SUPPLIED MATERIAL ::
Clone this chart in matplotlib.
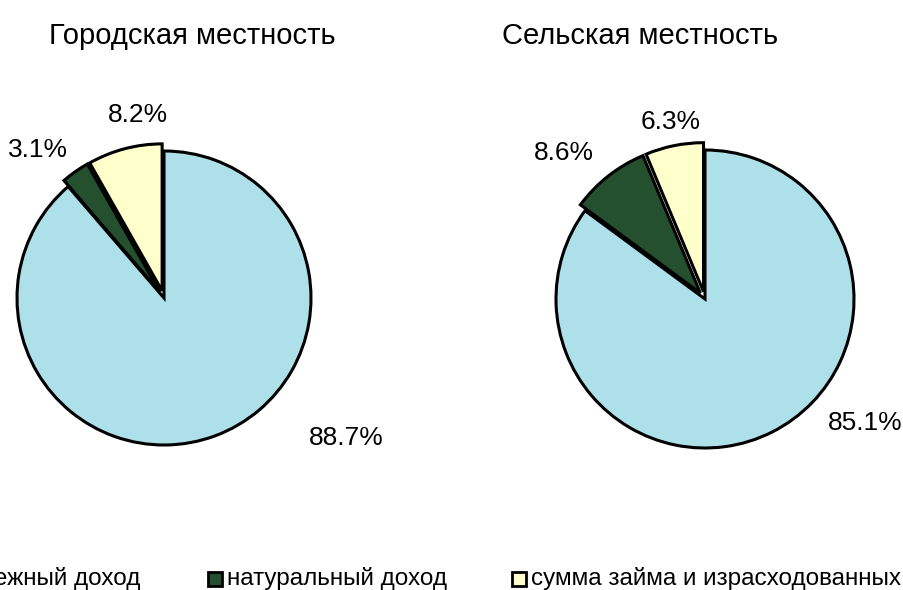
import matplotlib.pyplot as plt
from matplotlib.patches import Rectangle

plt.rcParams["font.family"] = ["Liberation Sans", "DejaVu Sans"]

categories = ["денежный доход", "натуральный доход",
              "сумма займа и израсходованных сбережений"]
titles = ["Городская местность", "Сельская местность"]
urban = [88.7, 3.1, 8.2]
rural = [85.1, 8.6, 6.3]
colors = ["#ade0e9", "#24502f", "#ffffcc"]

W, H = 904, 590
fig = plt.figure(figsize=(W / 100, H / 100), dpi=100)

# pie centres / radii in pixels, label positions in pie-radius units
pies = [
    (urban, 164, 298, 147, [(1.238, -0.952), (-0.857, 1.007), (-0.177, 1.245)], 192),
    (rural, 705, 299, 149, [(1.074, -0.832), (-0.946, 0.98), (-0.228, 1.188)], 640),
]

lim = 1.3
for vals, cx, cy, r, lab_pos, tx in pies:
    ax = fig.add_axes([(cx - lim * r) / W, (H - cy - lim * r) / H,
                       2 * lim * r / W, 2 * lim * r / H])
    ax.pie(vals, colors=colors, startangle=90, counterclock=False,
           explode=[0, 0.05, 0.05],
           wedgeprops=dict(edgecolor="black", linewidth=2.2))
    ax.set_xlim(-lim, lim)
    ax.set_ylim(-lim, lim)
    ax.set_aspect("equal")
    ax.axis("off")
    for v, (lx, ly) in zip(vals, lab_pos):
        ax.text(lx, ly, f"{v:.1f}%", ha="center", va="center", fontsize=19)

for t, (_, _, _, _, _, tx) in zip(titles, pies):
    fig.text(tx / W, 1 - 36 / H, t, ha="center", va="center", fontsize=21)

# legend along the bottom edge (cropped at both sides, as in the source)
for i, (name, c) in enumerate(zip(categories, colors)):
    x0 = 208 + (i - 1) * 304
    fig.patches.append(Rectangle((x0 / W, 1 - 586 / H), 14 / W, 14 / H,
                                 transform=fig.transFigure, facecolor=c,
                                 edgecolor="black", linewidth=2))
    if i == 0:
        fig.text(140 / W, 1 - 578 / H, name, ha="right", va="center",
                 fontsize=17.5)
    else:
        fig.text((x0 + 19) / W, 1 - 578 / H, name, ha="left", va="center",
                 fontsize=17.5)

fig.savefig("out.png", dpi=100)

TASK TO CARRY OUT :: Images in the data above are to be skipped. Retype all other material exactly.

IN RESPONSE ::
Clone this chart in matplotlib.
import matplotlib.pyplot as plt
from matplotlib.patches import Rectangle

plt.rcParams["font.family"] = ["Liberation Sans", "DejaVu Sans"]

categories = ["денежный доход", "натуральный доход",
              "сумма займа и израсходованных сбережений"]
titles = ["Городская местность", "Сельская местность"]
urban = [88.7, 3.1, 8.2]
rural = [85.1, 8.6, 6.3]
colors = ["#ade0e9", "#24502f", "#ffffcc"]

W, H = 904, 590
fig = plt.figure(figsize=(W / 100, H / 100), dpi=100)

# pie centres / radii in pixels, label positions in pie-radius units
pies = [
    (urban, 164, 298, 147, [(1.238, -0.952), (-0.857, 1.007), (-0.177, 1.245)], 192),
    (rural, 705, 299, 149, [(1.074, -0.832), (-0.946, 0.98), (-0.228, 1.188)], 640),
]

lim = 1.3
for vals, cx, cy, r, lab_pos, tx in pies:
    ax = fig.add_axes([(cx - lim * r) / W, (H - cy - lim * r) / H,
                       2 * lim * r / W, 2 * lim * r / H])
    ax.pie(vals, colors=colors, startangle=90, counterclock=False,
           explode=[0, 0.05, 0.05],
           wedgeprops=dict(edgecolor="black", linewidth=2.2))
    ax.set_xlim(-lim, lim)
    ax.set_ylim(-lim, lim)
    ax.set_aspect("equal")
    ax.axis("off")
    for v, (lx, ly) in zip(vals, lab_pos):
        ax.text(lx, ly, f"{v:.1f}%", ha="center", va="center", fontsize=19)

for t, (_, _, _, _, _, tx) in zip(titles, pies):
    fig.text(tx / W, 1 - 36 / H, t, ha="center", va="center", fontsize=21)

# legend along the bottom edge (cropped at both sides, as in the source)
for i, (name, c) in enumerate(zip(categories, colors)):
    x0 = 208 + (i - 1) * 304
    fig.patches.append(Rectangle((x0 / W, 1 - 586 / H), 14 / W, 14 / H,
                                 transform=fig.transFigure, facecolor=c,
                                 edgecolor="black", linewidth=2))
    if i == 0:
        fig.text(140 / W, 1 - 578 / H, name, ha="right", va="center",
                 fontsize=17.5)
    else:
        fig.text((x0 + 19) / W, 1 - 578 / H, name, ha="left", va="center",
                 fontsize=17.5)

fig.savefig("out.png", dpi=100)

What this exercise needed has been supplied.